The couple was inspired by trips to European gardens and President George Washington’s kitchen garden at Mount Vernon. (Washington was an experienced gardener.)
The Hales cleared and leveled 1,500 square feet, laid a pathway from salvaged brick and built two pergolas and a series of symmetrical raised beds. A tall cedar fence surrounds the garden with an iron Peter Rabbit gate.
Inside the garden, they combine permanent plantings such as raspberry and blueberry bushes and espaliered fruit trees with seasonal vegetables, flowers and herbs. In the warmer months, the straight lines of the walls and beds contrast with the patchwork of exuberant plantings and climbing honeysuckle and clematis.
Although the Hales keep an extensive garden, this is the spot they retire to at the end of the day. A table and chairs rest at the center of the kitchen garden. The walls warm the space and keep it protected from wind. In the summer, the place smells faintly like honeysuckle and roses.
Romantic potager
Linda Follett’s philosophy is that the potager should be a special destination in the landscape, a place that’s pleasing to the eye and a practical source of vegetables. The Arlington woman defines a potager as “a kitchen garden with style,” and gardeners can have the flexibility and creativity to define that style.
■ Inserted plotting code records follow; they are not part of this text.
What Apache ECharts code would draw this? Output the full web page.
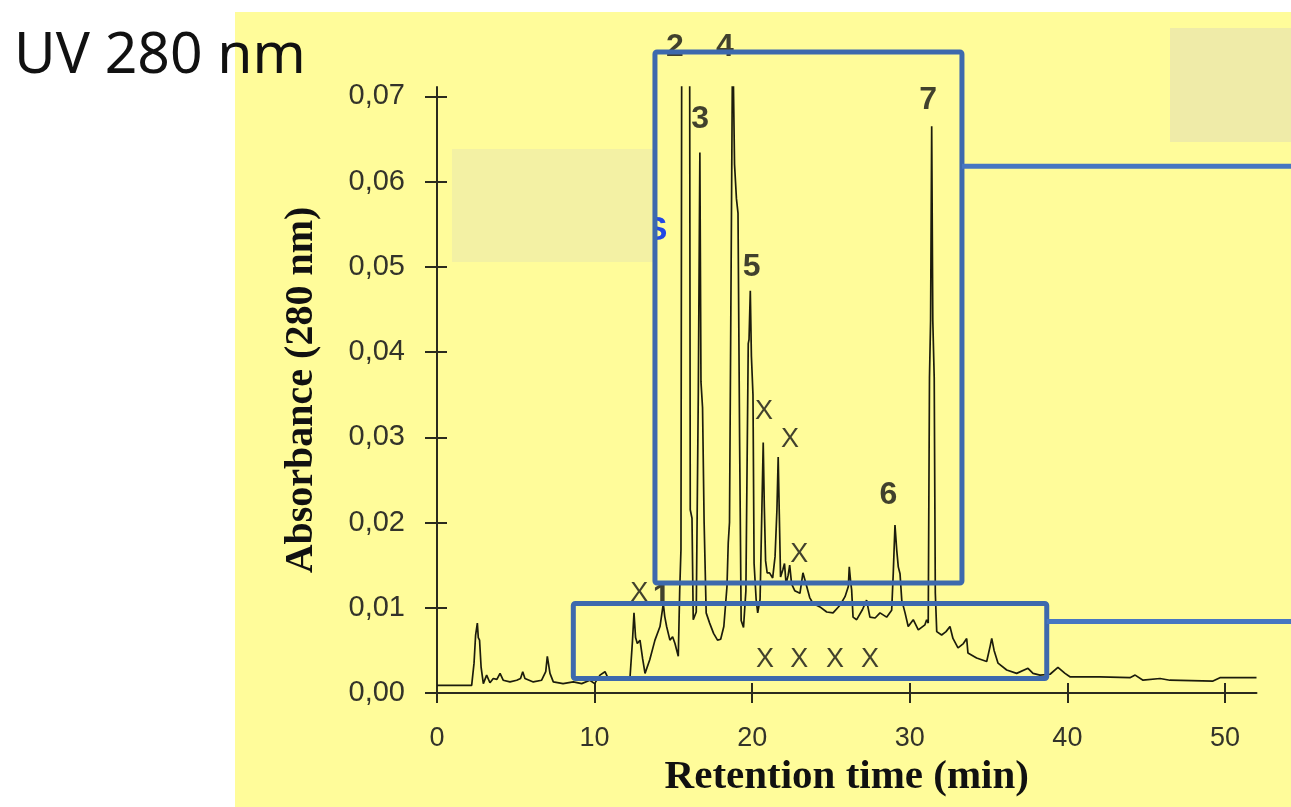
<!DOCTYPE html>
<html>
<head>
<meta charset="utf-8">
<title>UV 280 nm</title>
<script src="https://cdn.jsdelivr.net/npm/echarts@6/dist/echarts.min.js"></script>
<style>
    html, body { margin: 0; padding: 0; background: #ffffff; }
    #chart { width: 1291px; height: 807px; }
</style>
</head>
<body>
<div id="chart"></div>
<script>
// chromatogram: retention time (min) / absorbance (280 nm)
// peaks 2 and 4 run off the top of the scale
var retentionTime = [
    0.0, 2.2, 2.35, 2.45, 2.56, 2.62, 2.7, 2.8, 2.94, 3.15, 3.36, 3.57, 3.8, 4.0, 4.2, 4.63,
    5.06, 5.3, 5.44, 5.58, 6.11, 6.64, 6.9, 7.0, 7.07, 7.17, 7.38, 8.0, 8.65, 9.18, 9.7, 10.0,
    10.34, 10.66, 10.87, 11.4, 12.0, 12.25, 12.4, 12.5, 12.6, 12.71, 12.88, 13.05, 13.2, 13.5,
    13.83, 14.15, 14.36, 14.45, 14.57, 14.78, 14.95, 15.1, 15.31, 15.4, 15.48, 15.53, 16.03,
    16.07, 16.18, 16.26, 16.45, 16.58, 16.68, 16.75, 16.85, 16.95, 17.08, 17.3, 17.55, 17.8,
    18.0, 18.2, 18.4, 18.48, 18.56, 18.76, 18.84, 18.88, 19.0, 19.1, 19.2, 19.3, 19.45,
    19.6, 19.75, 19.8, 19.88, 19.95, 20.05, 20.12, 20.25, 20.35, 20.5, 20.62, 20.7, 20.77,
    20.85, 20.95, 21.1, 21.3, 21.45, 21.57, 21.65, 21.72, 21.8, 21.95, 22.05, 22.15, 22.28,
    22.38, 22.5, 22.7, 23.03, 23.22, 23.46, 23.65, 23.86, 24.3, 24.73, 25.13, 25.57, 25.89,
    26.1, 26.16, 26.25, 26.31, 26.4, 26.63, 27.0, 27.26, 27.47, 27.8, 28.11, 28.53, 28.85,
    28.95, 29.06, 29.17, 29.27, 29.38, 29.49, 29.7, 29.9, 30.22, 30.54, 30.96, 31.07, 31.17,
    31.25, 31.32, 31.39, 31.46, 31.55, 31.62, 31.71, 32.02, 32.3, 32.55, 32.74, 33.06, 33.4,
    33.61, 33.69, 34.24, 34.88, 35.1, 35.2, 35.35, 35.6, 36.15, 36.78, 37.5, 37.82, 38.26,
    38.9, 39.4, 39.85, 40.16, 42.07, 43.97, 44.3, 44.8, 45.88, 46.5, 49.24, 49.68, 52.0
];
var absorbance = [
    0.0009, 0.0009, 0.0035, 0.0068, 0.0082, 0.0065, 0.0062, 0.003, 0.0011, 0.0021, 0.0012, 0.0017, 0.0016, 0.0023, 0.0015, 0.0013,
    0.0015, 0.0017, 0.0025, 0.0017, 0.0013, 0.0015, 0.0025, 0.0043, 0.0045, 0.0023, 0.0013, 0.0011, 0.0013, 0.0011, 0.0015, 0.0011,
    0.0021, 0.0025, 0.0017, 0.0016, 0.0017, 0.0019, 0.006, 0.0094, 0.0065, 0.0058, 0.0062, 0.004, 0.0023, 0.0039,
    0.0062, 0.0078, 0.0105, 0.009, 0.0078, 0.0062, 0.0066, 0.0058, 0.0043, 0.012, 0.0168, 0.078, 0.078,
    0.0215, 0.0205, 0.0086, 0.0095, 0.035, 0.0634, 0.0365, 0.0335, 0.02, 0.0094, 0.0082, 0.007, 0.0062,
    0.0063, 0.0078, 0.0125, 0.0176, 0.02, 0.078, 0.078, 0.062, 0.058, 0.0563, 0.03, 0.0085, 0.0077,
    0.012, 0.041, 0.0415, 0.0472, 0.0395, 0.035, 0.0152, 0.011, 0.0094, 0.011, 0.022, 0.0294, 0.0218,
    0.0155, 0.0141, 0.0141, 0.0135, 0.016, 0.0215, 0.0277, 0.021, 0.0136, 0.0145, 0.0152, 0.0128, 0.0138,
    0.015, 0.0128, 0.012, 0.0117, 0.0141, 0.0125, 0.0112, 0.0105, 0.0101, 0.0095, 0.0094, 0.0103, 0.0113,
    0.0125, 0.0148, 0.013, 0.0121, 0.0089, 0.0086, 0.0098, 0.0109, 0.0089, 0.0088, 0.0094, 0.0089, 0.0097,
    0.014, 0.0197, 0.0168, 0.0148, 0.014, 0.0109, 0.0094, 0.0078, 0.0086, 0.0074, 0.008, 0.0086, 0.0082,
    0.037, 0.0437, 0.0665, 0.0437, 0.037, 0.0117, 0.0072, 0.0068, 0.0072, 0.0078, 0.0064, 0.0053, 0.0058,
    0.0064, 0.0047, 0.0041, 0.0037, 0.0055, 0.0064, 0.005, 0.0035, 0.0027, 0.0023, 0.0029, 0.0023, 0.0021,
    0.0022, 0.003, 0.0023, 0.0019, 0.0019, 0.0018, 0.0021, 0.0015, 0.0017, 0.0015, 0.0014, 0.0018, 0.0018
];

// peak annotations
var peakText = ['2', '4', '3', '5', '7', '6', 'X', 'X', 'X', 'X', 'X', 'X', 'X', 'X', '1'];
var peakTime = [15.1, 18.27, 16.69, 19.97, 31.17, 28.64, 20.75, 22.4, 22.99, 20.81, 22.99, 25.25, 27.47, 12.84, 14.26];
var peakAbs = [0.0758, 0.0758, 0.0673, 0.05, 0.0696, 0.0232, 0.033, 0.0297, 0.0162, 0.0039, 0.0039, 0.0039, 0.0039, 0.0117, 0.0113];

var xTicks = [0, 10, 20, 30, 40, 50];
var yTicks = [0, 0.01, 0.02, 0.03, 0.04, 0.05, 0.06, 0.07];

// highlight boxes: [t0, t1], [a0, a1], connector level
var boxTime = [[13.83, 33.31], [8.65, 38.69]];
var boxAbs = [[0.0129, 0.0752], [0.0017, 0.0105]];
var boxLink = [0.0618, 0.0084];

var trace = [];
for (var i = 0; i < retentionTime.length; i++) {
    trace.push([retentionTime[i], absorbance[i]]);
}

var labels = [];
for (var j = 0; j < peakText.length; j++) {
    var isX = peakText[j] === 'X';
    labels.push({
        value: [peakTime[j], peakAbs[j]],
        name: peakText[j],
        label: {
            fontSize: isX ? 27 : 32,
            fontWeight: isX ? 'normal' : 'bold'
        }
    });
}

var dom = document.getElementById('chart');
var myChart = echarts.init(dom, null, {renderer: 'canvas'});

var tickColor = '#2b2b1e';
var labelFont = {color: '#33332a', fontFamily: 'Liberation Sans, Arial, sans-serif'};

option = {
    animation: false,
    backgroundColor: '#ffffff',
    grid: {left: 437, right: 34.5, top: 87, bottom: 114, containLabel: false},
    xAxis: [
        {
            type: 'value',
            min: 0,
            max: 52,
            name: 'Retention time (min)',
            nameLocation: 'middle',
            nameGap: 58,
            nameTextStyle: {color: '#111', fontSize: 41, fontWeight: 'bold', fontFamily: 'Liberation Serif, Times New Roman, serif'},
            axisLine: {show: true, onZero: false, lineStyle: {color: tickColor, width: 2}},
            axisTick: {show: true, length: 10, customValues: xTicks, lineStyle: {color: tickColor, width: 2}},
            axisLabel: {
                margin: 32,
                customValues: xTicks,
                color: labelFont.color, fontSize: 27, fontFamily: labelFont.fontFamily
            },
            splitLine: {show: false}
        },
        {
            type: 'value',
            min: 0,
            max: 52,
            position: 'bottom',
            axisLine: {show: false},
            axisTick: {show: true, inside: true, length: 10, customValues: xTicks, lineStyle: {color: tickColor, width: 2}},
            axisLabel: {show: false},
            splitLine: {show: false}
        }
    ],
    yAxis: [
        {
            type: 'value',
            min: 0,
            max: 0.0711,
            name: 'Absorbance (280 nm)',
            nameLocation: 'middle',
            nameRotate: 90,
            nameGap: 115,
            nameTextStyle: {color: '#111', fontSize: 40, fontWeight: 'bold', fontFamily: 'Liberation Serif, Times New Roman, serif'},
            axisLine: {show: true, onZero: false, lineStyle: {color: tickColor, width: 2}},
            axisTick: {show: true, length: 12, customValues: yTicks, lineStyle: {color: tickColor, width: 2}},
            axisLabel: {
                margin: 32,
                customValues: yTicks,
                color: labelFont.color, fontSize: 29, fontFamily: labelFont.fontFamily,
                formatter: function (v) {
                    return v.toFixed(2).replace('.', ',');
                }
            },
            splitLine: {show: false}
        },
        {
            type: 'value',
            min: 0,
            max: 0.0711,
            position: 'left',
            axisLine: {show: false},
            axisTick: {show: true, inside: true, length: 10, customValues: yTicks, lineStyle: {color: tickColor, width: 2}},
            axisLabel: {show: false},
            splitLine: {show: false}
        }
    ],
    series: [
        {
            name: 'UV 280 nm',
            type: 'line',
            data: trace,
            showSymbol: false,
            clip: true,
            z: 3,
            lineStyle: {color: '#1c1c0c', width: 1.7}
        },
        {
            name: 'peaks',
            type: 'scatter',
            data: labels,
            symbolSize: 1,
            clip: false,
            silent: true,
            z: 4,
            itemStyle: {color: 'rgba(0,0,0,0)'},
            label: {
                show: true,
                position: 'inside',
                formatter: '{b}',
                color: '#111',
                fontFamily: 'Liberation Sans, Arial, sans-serif'
            }
        }
    ]
};

if (option && typeof option === "object") {
    myChart.setOption(option, true);
}

// page decoration + boxes placed from data coordinates
var W = 1291;
var boxColor = '#3d69ad';
var linkColor = '#4676c2';
var els = [
    {type: 'rect', z: -10, shape: {x: 235, y: 12, width: W - 235, height: 807 - 12}, style: {fill: '#fffc9a'}},
    {type: 'text', z: -9.5, x: 656, y: 231, style: {
        text: 'S', fill: '#2247e6', font: 'bold 34px "Liberation Sans", Arial, sans-serif',
        textAlign: 'center', textVerticalAlign: 'middle'
    }},
    {type: 'rect', z: -9, shape: {x: 452, y: 149, width: 203, height: 113}, style: {fill: '#f3f1a4'}},
    {type: 'rect', z: -9, shape: {x: 1170, y: 28, width: W - 1170, height: 114}, style: {fill: '#efeba8'}},
    {type: 'text', z: 20, x: 14, y: 57, style: {
        text: 'UV 280 nm', fill: '#111', font: '57px "Noto Sans", "Open Sans", sans-serif',
        textVerticalAlign: 'middle'
    }}
];
for (var k = 0; k < boxTime.length; k++) {
    var p0 = myChart.convertToPixel({gridIndex: 0}, [boxTime[k][0], boxAbs[k][1]]);
    var p1 = myChart.convertToPixel({gridIndex: 0}, [boxTime[k][1], boxAbs[k][0]]);
    var pl = myChart.convertToPixel({gridIndex: 0}, [boxTime[k][1], boxLink[k]]);
    els.push({
        type: 'rect', z: 30,
        shape: {x: p0[0], y: p0[1], width: p1[0] - p0[0], height: p1[1] - p0[1], r: 2},
        style: {fill: null, stroke: boxColor, lineWidth: 5}
    });
    els.push({
        type: 'line', z: 30,
        shape: {x1: pl[0], y1: pl[1], x2: W, y2: pl[1]},
        style: {stroke: linkColor, lineWidth: 5}
    });
}
myChart.setOption({graphic: els});
</script>
</body>
</html>
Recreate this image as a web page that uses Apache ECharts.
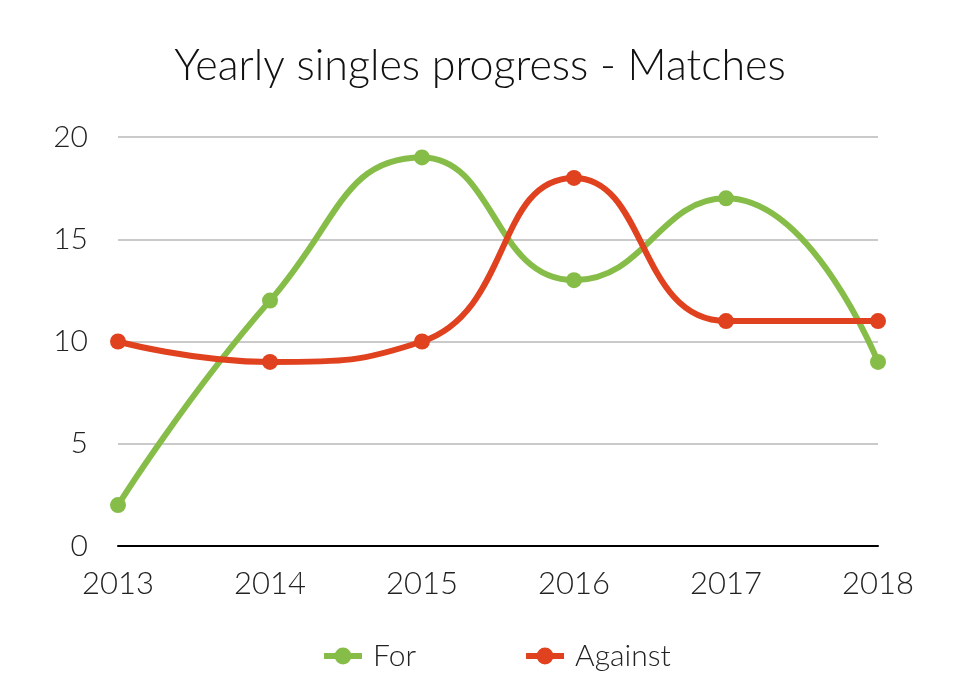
<!DOCTYPE html>
<html>
<head>
<meta charset="utf-8">
<script src="https://cdn.jsdelivr.net/npm/echarts@6/dist/echarts.min.js"></script>
<style>
    html, body { margin: 0; padding: 0; background: #fff; }
    #chart { width: 960px; height: 698px; }
</style>
</head>
<body>
<div id="chart"></div>
<script>
    var years = ['2013', '2014', '2015', '2016', '2017', '2018'];
    var forMatches = [2, 12, 19, 13, 17, 9];
    var againstMatches = [10, 9, 10, 18, 11, 11];
    var chartColor = ['#86bd48', '#e0411e'];
    var font = 'Lato, "Helvetica Neue", "Open Sans", sans-serif';

    var chart = echarts.init(document.getElementById('chart'));
    var option = {
        color: chartColor,
        animation: false,
        title: {
            text: 'Yearly singles progress - Matches',
            left: 'center',
            top: 40,
            textStyle: {
                fontFamily: font,
                fontWeight: 300,
                fontSize: 43,
                color: '#111'
            }
        },
        legend: {
            bottom: 22,
            left: 316,
            itemGap: 107,
            itemWidth: 38,
            itemHeight: 21,
            data: ['For', 'Against'],
            lineStyle: { width: 6 },
            textStyle: {
                fontFamily: font,
                fontWeight: 300,
                fontSize: 30,
                color: '#222',
                padding: [0, 0, 0, 6]
            }
        },
        grid: {
            left: 118,
            right: 82,
            top: 137,
            bottom: 152
        },
        xAxis: {
            type: 'category',
            boundaryGap: false,
            data: years,
            axisLine: { show: true, lineStyle: { color: '#000', width: 2 } },
            axisTick: { show: false },
            axisLabel: {
                margin: 22,
                fontFamily: font,
                fontWeight: 300,
                fontSize: 31,
                color: '#222'
            }
        },
        yAxis: {
            type: 'value',
            min: 0,
            max: 20,
            interval: 5,
            axisLine: { show: false },
            axisTick: { show: false },
            splitLine: { lineStyle: { color: '#b8b8b8', width: 1.5 } },
            axisLabel: {
                margin: 30,
                fontFamily: font,
                fontWeight: 300,
                fontSize: 30,
                color: '#222'
            }
        },
        series: [
            {
                name: 'For',
                type: 'line',
                smooth: 0.5,
                data: forMatches,
                symbol: 'circle',
                symbolSize: 16,
                lineStyle: { width: 6 }
            },
            {
                name: 'Against',
                type: 'line',
                smooth: 0.5,
                data: againstMatches,
                symbol: 'circle',
                symbolSize: 16,
                lineStyle: { width: 6 }
            }
        ]
    };
    chart.setOption(option);
</script>
</body>
</html>
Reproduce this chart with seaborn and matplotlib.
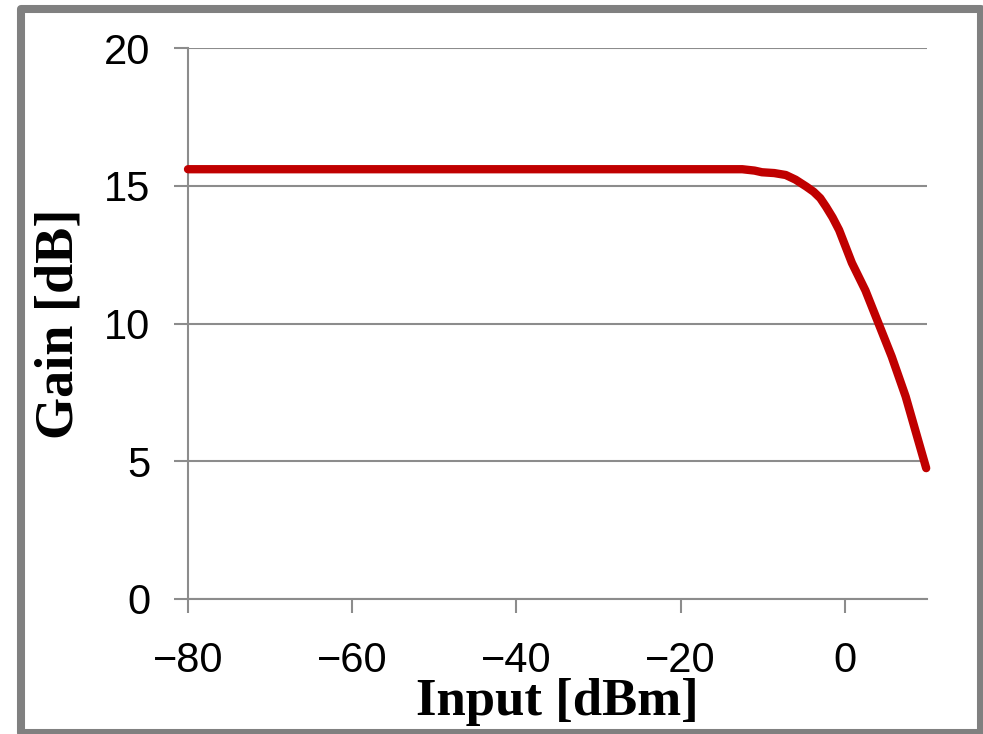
import matplotlib
matplotlib.use("Agg")
import matplotlib.pyplot as plt
import seaborn as sns
import pandas as pd
from matplotlib.patches import Rectangle

input_dbm = [-80, -60, -40, -20, -12.5, -11.0, -10.1, -8.6, -7.2, -6.0, -4.7, -3.8,
             -3.0, -2.3, -1.5, -0.7, 0.85, 2.5, 4.1, 5.7, 7.4, 8.6, 9.9]
gain_db = [15.6, 15.6, 15.6, 15.6, 15.6, 15.55, 15.49, 15.46, 15.39, 15.22, 14.97, 14.78,
           14.55, 14.24, 13.85, 13.39, 12.2, 11.2, 10.0, 8.8, 7.35, 6.1, 4.75]
x_ticks = [-80, -60, -40, -20, 0]
y_ticks = [0, 5, 10, 15, 20]

df = pd.DataFrame({"Input": input_dbm, "Gain": gain_db})

sns.set_theme(style="white")
W, H = 983, 734
fig = plt.figure(figsize=(W / 100, H / 100), dpi=100)
ax = fig.add_axes([188 / W, 1 - 599 / H, (927 - 188) / W, (599 - 48) / H])

grid_c = "#8c8c8c"
sns.lineplot(data=df, x="Input", y="Gain", ax=ax, color="#C00000", linewidth=6,
             solid_capstyle="round", solid_joinstyle="round", zorder=3, clip_on=False)

ax.set_xlim(-80, 10)
ax.set_ylim(0, 20)
ax.set_xticks(x_ticks)
ax.set_yticks(y_ticks)
ax.set_xticklabels(["\u2212" + str(-v) if v < 0 else str(v) for v in x_ticks],
                   fontfamily="Liberation Sans", fontsize=30, color="black")
ax.set_yticklabels([str(v) for v in y_ticks], fontfamily="Liberation Sans", fontsize=30,
                   color="black")
ax.yaxis.grid(True, color=grid_c, linewidth=1.5)
ax.xaxis.grid(False)
for s in ["top", "right"]:
    ax.spines[s].set_visible(False)
for s in ["left", "bottom"]:
    ax.spines[s].set_color(grid_c)
    ax.spines[s].set_linewidth(1.5)
ax.tick_params(axis="y", length=10, width=1.5, color=grid_c, pad=17, left=True)
ax.tick_params(axis="x", length=10, width=1.5, color=grid_c, pad=20, bottom=True)

ax.set_xlabel("Input [dBm]", fontfamily="Liberation Serif", fontweight="bold", fontsize=38,
              labelpad=-2, color="black")
ax.set_ylabel("Gain [dB]", fontfamily="Liberation Serif", fontweight="bold", fontsize=39,
              labelpad=14, color="black")

border = Rectangle((20.5 / W, 1 - 733 / H), (980.5 - 20.5) / W, (733 - 9) / H,
                   transform=fig.transFigure, fill=False, edgecolor="#808080",
                   linewidth=5.8, joinstyle="round", zorder=10)
fig.patches.append(border)

fig.savefig("out.png", dpi=100, facecolor="white")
The garden she built with her daughter-in-law Julie Follett is surrounded by a white picket fence and a decorative fence made of twigs. It’s more the suggestion of a fence, rather than a barrier for keeping out the rabbits.
The focal point of this kitchen garden is decorative brickwork Julie Follett built of old bricks she found on the family’s 10-acre property and a white wrought iron table and chairs. Landscape fabric covered by a layer of cedar chips keeps weeds at bay between the planting beds.
Raised beds hold a combination of flowers and vegetables. The two have fun with their designs, choosing all purple for one bed, for instance: purple kale, basil, beets and flowers.
“People tend to make it too big,” said Linda Follett, president of the Arlington Garden Club. “You don’t need that much space.”
Plan a succession of crops; when the peas are finished plant another crop in its place. Don’t be afraid to snuggle plants together. Plant lettuce under the climbing beans; the shade will keep the lettuce from going to seed so fast.
Plenty of found objects become a cheap source of art here. Nasturtium and squash grows on an old wooden ladder with potted marigolds on each rung – an attractive and functional way to use the space.
“It’s whatever makes you feel good,” Linda Follett said. “It’s a feel-good garden.”